I did find this play quite difficult to read, just because there are all these characters, all with titles that make it tricky to keep track of them, and anyway which Edward or Richard or Elizabeth are we talking about again?  I would very much like to watch a performance--I should have looked at the DVDs when I was at the library yesterday.

Only averagely awful Richard III
Having read The Daughter of Time and followed the surprise excavation of Richard's body last year, I'm pretty familiar with the historical background and reasons why Shakespeare made his character so mustache-twirlingly rotten.  Richmond, the glorious hero of the play and savior of all England, became King Henry VII, founder of the Tudor dynasty and Queen Elizabeth's very own grandpa.  He was in fact an awful person, but then so was pretty much everyone else who clawed their way to a contested throne.  You don't get that kind of job without being pretty horrible.  I'm sure the real-life Richard III was awful too, even though he didn't really go around scheming in iambic pentameter.  

And my answer to The Question is, yeah, I totally think he had the princes bumped off, Josephine Tey's defense notwithstanding.


7 comments:

Sophia said...

I haven't read Richard III but have read other books dealing with him... I suppose I should read it sometime, but I haven't had much free time in January to indulge in the Shakespeare theme as much as I would have liked.

Oh, and I agree with you wholeheartedly on The Question! :-)

Sophia said...

I haven't read Richard III but have read other books dealing with him... I suppose I should read it sometime, but I haven't had much free time in January to indulge in the Shakespeare theme as much as I would have liked.

Oh, and I agree with you wholeheartedly on The Question! :-)

Nancy Leek said...

The library has a BBC production of Richard III which I thoroughly enjoyed.

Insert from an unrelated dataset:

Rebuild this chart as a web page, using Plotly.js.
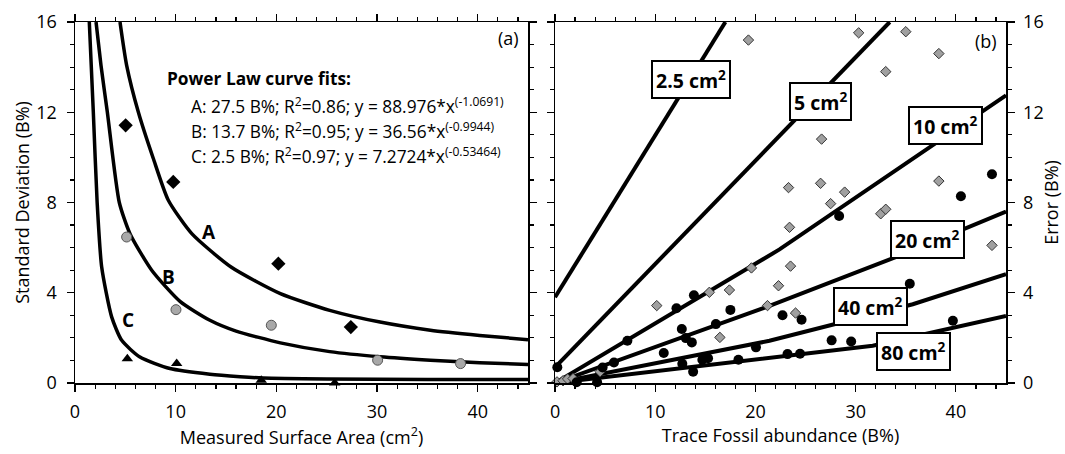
<!DOCTYPE html>
<html><head><meta charset="utf-8">
<script src="https://cdn.plot.ly/plotly-3.0.1.min.js"></script>
<style>html,body{margin:0;padding:0;background:#fff}#chart{width:1065px;height:454px}</style>
</head><body><div id="chart"></div>
<script>
// ---------- Panel (a): power-law fit curves ----------
const curveA_x = [4.47, 5.13, 6.29, 7.78, 9.27, 11.6, 15.5, 20.4, 25.3, 30.3, 35.3, 40.2, 45];
const curveA_y = [16, 14.08, 12.01, 9.95, 8.10, 6.62, 5.14, 3.96, 3.22, 2.70, 2.34, 2.11, 1.92];
const curveB_x = [2.09, 2.58, 3.21, 4.4, 5.46, 7.62, 10.43, 13.4, 16.0, 20.4, 25.3, 30.3, 35.3, 40.2, 45];
const curveB_y = [16, 14.08, 12.01, 8.0, 6.62, 5.0, 3.62, 2.78, 2.3, 1.78, 1.39, 1.16, 1.01, 0.90, 0.82];
const curveC_x = [1.42, 1.82, 2.2, 2.65, 3.64, 4.64, 6.45, 9.43, 13.4, 16.4, 18.7, 25, 35, 45];
const curveC_y = [16, 12.0, 8.0, 5.14, 2.93, 1.89, 1.15, 0.64, 0.39, 0.28, 0.22, 0.18, 0.16, 0.16];

// Panel (a): measured points
const ptsA_x = [5.03, 9.76, 20.2, 27.4];
const ptsA_y = [11.42, 8.91, 5.29, 2.48];
const ptsB_x = [5.13, 10.03, 19.5, 30.06, 38.3];
const ptsB_y = [6.47, 3.25, 2.56, 1.01, 0.86];
const ptsC_x = [5.2, 10.1, 18.5, 25.8];
const ptsC_y = [1.08, 0.86, 0.12, 0.0];

const fitLines = [
  '<b>Power Law curve fits:</b>',
  'A: 27.5 B%; R<sup>2</sup>=0.86; y = 88.976*x<sup>(-1.0691)</sup>',
  'B: 13.7 B%; R<sup>2</sup>=0.95; y = 36.56*x<sup>(-0.9944)</sup>',
  'C: 2.5 B%; R<sup>2</sup>=0.97; y = 7.2724*x<sup>(-0.53464)</sup>'
];

// ---------- Panel (b): error lines per surface area ----------
const areaLabels = ['2.5 cm<sup>2</sup>', '5 cm<sup>2</sup>', '10 cm<sup>2</sup>', '20 cm<sup>2</sup>', '40 cm<sup>2</sup>', '80 cm<sup>2</sup>'];
const line25_x = [0, 17.0];            const line25_y = [3.8, 16];
const line5_x  = [0, 33.4];            const line5_y  = [0.69, 16];
const line10_x = [0, 7.2, 22.4, 45];   const line10_y = [0, 1.9, 5.92, 12.75];
const line20_x = [0, 21.4, 34.7, 45];  const line20_y = [0, 3.42, 5.70, 7.6];
const line40_x = [0, 21.4, 35.7, 45];  const line40_y = [0, 1.87, 3.49, 4.82];
const line80_x = [0, 22, 31.7, 45];    const line80_y = [0, 1.12, 1.65, 2.97];

// Panel (b): grey diamonds
const greyX = [19.3, 30.3, 35.0, 38.3, 33.0, 26.6, 23.3, 26.5, 28.9, 27.5, 32.5, 33.0, 23.4, 38.3, 43.6,
               19.6, 23.5, 22.3, 17.4, 15.4, 10.15, 21.2, 24.0, 16.45, 4.5, 0.2, 0.8, 1.25, 1.8];
const greyY = [15.2, 15.52, 15.57, 14.6, 13.8, 10.81, 8.66, 8.85, 8.46, 7.95, 7.5, 7.7, 6.9, 8.95, 6.1,
               5.1, 5.18, 4.31, 4.12, 4.02, 3.43, 3.43, 3.1, 2.02, 0.5, 0.05, 0.1, 0.18, 0.2];
// Panel (b): black circles
const blackX = [28.35, 40.5, 43.6, 35.4, 39.7, 13.86, 12.12, 17.5, 22.7, 24.6, 12.65, 16.05, 13.05, 13.65,
                7.22, 10.85, 20.05, 27.6, 29.55, 23.2, 24.45, 18.3, 15.27, 14.7, 12.7, 13.78, 5.88, 4.75,
                0.23, 2.16, 4.2];
const blackY = [7.4, 8.28, 9.25, 4.4, 2.76, 3.89, 3.31, 3.24, 3.0, 2.8, 2.39, 2.61, 1.99, 1.8,
                1.87, 1.33, 1.58, 1.89, 1.84, 1.28, 1.3, 1.03, 1.1, 1.03, 0.85, 0.5, 0.91, 0.69,
                0.7, 0.03, 0.03];

const FONT = 'Open Sans, Noto Sans, sans-serif';
const curve = (x, y, xa, ya) => ({x, y, xaxis: xa, yaxis: ya, type: 'scatter', mode: 'lines',
  line: {color: '#000', width: 3.5, shape: 'spline', smoothing: 0.6}, hoverinfo: 'skip', showlegend: false});
const straight = (x, y) => ({x, y, xaxis: 'x2', yaxis: 'y2', type: 'scatter', mode: 'lines',
  line: {color: '#000', width: 4}, showlegend: false, cliponaxis: true});

const data = [
  curve(curveA_x, curveA_y, 'x', 'y'),
  curve(curveB_x, curveB_y, 'x', 'y'),
  curve(curveC_x, curveC_y, 'x', 'y'),
  {x: ptsA_x, y: ptsA_y, type: 'scatter', mode: 'markers', cliponaxis: false,
   marker: {symbol: 'diamond', size: 11, color: '#000'}, showlegend: false},
  {x: ptsB_x, y: ptsB_y, type: 'scatter', mode: 'markers', cliponaxis: false,
   marker: {symbol: 'circle', size: 10, color: '#a8a8a8', line: {color: '#555', width: 1}}, showlegend: false},
  {x: ptsC_x, y: ptsC_y, type: 'scatter', mode: 'markers', cliponaxis: false,
   marker: {symbol: 'triangle-up', size: 10, color: '#000'}, showlegend: false},
  straight(line25_x, line25_y),
  straight(line5_x, line5_y),
  straight(line10_x, line10_y),
  straight(line20_x, line20_y),
  straight(line40_x, line40_y),
  straight(line80_x, line80_y),
  {x: greyX, y: greyY, xaxis: 'x2', yaxis: 'y2', type: 'scatter', mode: 'markers', cliponaxis: false,
   marker: {symbol: 'diamond', size: 8, color: '#a0a0a0', line: {color: '#333', width: 1}}, showlegend: false},
  {x: blackX, y: blackY, xaxis: 'x2', yaxis: 'y2', type: 'scatter', mode: 'markers', cliponaxis: false,
   marker: {symbol: 'circle', size: 10, color: '#000'}, showlegend: false}
];

const axBase = {
  showgrid: false, zeroline: false, showline: true, linecolor: '#000', linewidth: 1.5,
  mirror: 'allticks', ticks: 'outside', ticklen: 7, tickwidth: 1.2, tickcolor: '#000',
  tickfont: {family: FONT, size: 18, color: '#000'}, ticklabelstandoff: 5
};
const xTitleFont = {family: FONT, size: 18, color: '#000'};

const layout = {
  width: 1065, height: 454,
  margin: {l: 75, r: 59, t: 22, b: 71},
  paper_bgcolor: '#fff', plot_bgcolor: '#fff',
  font: {family: FONT, color: '#000'},
  showlegend: false,
  xaxis: Object.assign({}, axBase, {domain: [0, 0.4866], range: [0, 45], dtick: 10, anchor: 'y',
    minor: {dtick: 2, ticks: 'outside', ticklen: 4, tickcolor: '#000'},
    title: {text: 'Measured Surface Area (cm<sup>2</sup>)', font: xTitleFont, standoff: 3}}),
  yaxis: Object.assign({}, axBase, {domain: [0, 1], range: [0, 16], dtick: 4, anchor: 'x',
    minor: {dtick: 1, ticks: 'outside', ticklen: 4, tickcolor: '#000'}, ticklabelstandoff: 6,
    title: {text: 'Standard Deviation (B%)', font: xTitleFont, standoff: 2}}),
  xaxis2: Object.assign({}, axBase, {domain: [0.5156, 1], range: [0, 45], dtick: 10, anchor: 'y2',
    minor: {dtick: 2, ticks: 'outside', ticklen: 4, tickcolor: '#000'},
    title: {text: 'Trace Fossil abundance (B%)', font: xTitleFont, standoff: 3}}),
  yaxis2: Object.assign({}, axBase, {domain: [0, 1], range: [0, 16], dtick: 4, anchor: 'x2', side: 'right',
    minor: {dtick: 1, ticks: 'outside', ticklen: 4, tickcolor: '#000'}, ticklabelstandoff: 5,
    title: {text: 'Error (B%)', font: xTitleFont, standoff: 2}}),
  annotations: []
};

// curve labels A/B/C
[['A', 13.3, 6.69], ['B', 9.27, 4.70], ['C', 5.3, 2.78]].forEach(([t, x, y]) => {
  layout.annotations.push({xref: 'x', yref: 'y', x, y, text: '<b>' + t + '</b>', showarrow: false,
    font: {family: FONT, size: 19, color: '#000'}});
});
// fit legend
const fitYs = [13.5, 12.3, 11.19, 10.09];
const fitXs = [8.9, 11.3, 11.3, 11.3];
fitLines.forEach((t, i) => {
  layout.annotations.push({xref: 'x', yref: 'y', x: fitXs[i], y: fitYs[i], text: t, showarrow: false,
    xanchor: 'left', align: 'left', font: {family: FONT, size: i === 0 ? 17.3 : 17.3, color: '#000'}});
});
// panel tags
layout.annotations.push({xref: 'x domain', yref: 'y domain', x: 0.985, y: 0.995, xanchor: 'right', yanchor: 'top',
  text: '(a)', showarrow: false, font: {family: FONT, size: 18, color: '#000'}});
layout.annotations.push({xref: 'x2 domain', yref: 'y2 domain', x: 0.985, y: 0.985, xanchor: 'right', yanchor: 'top',
  text: '(b)', showarrow: false, font: {family: FONT, size: 18, color: '#000'}});
// area labels on lines (boxed)
const labelPos = [[13.6, 13.44], [26.5, 12.46], [39.0, 11.43], [37.2, 6.36], [31.5, 3.38], [35.8, 1.41]];
areaLabels.forEach((t, i) => {
  layout.annotations.push({xref: 'x2', yref: 'y2', x: labelPos[i][0], y: labelPos[i][1], text: '<b>' + t + '</b>',
    showarrow: false, bgcolor: '#fff', bordercolor: '#000', borderwidth: 2, borderpad: 3,
    font: {family: FONT, size: 19.5, color: '#000'}});
});

Plotly.newPlot('chart', data, layout, {displayModeBar: false, staticPlot: true});
</script>
</body></html>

Much better than just reading it.

Amateur Reader (Tom) said...

As for movies, this play presents an opportunity. Have you seen Al Pacino's documentary "Looking for Richard"? I would actually go to that before any other adaptation. I wish Pacino had made one of those for every Elizabethan play.

Jean said...

OK, I'll get that library movie and look for the Pacino documentary. I've never heard of that at all--thanks Tom.

Jenny @ Reading the End said...

I don't think he had the kids bumped off BUT I do think his means of keeping little Edward off the throne were on the shady side. I am okay with it though because I think having a little kid as the king would have been a hot mess for England, and I can see how Richard III could reasonably feel he would do a better job at being the king than a bunch of Woodville relations.

...I may or may not own a framed print of that portrait of Richard III. WHO CAN SAY.

Jean said...

Jenny, you crack me up! I totally believe that you have a framed Richard III around the house. Your theory is also possible, I admit.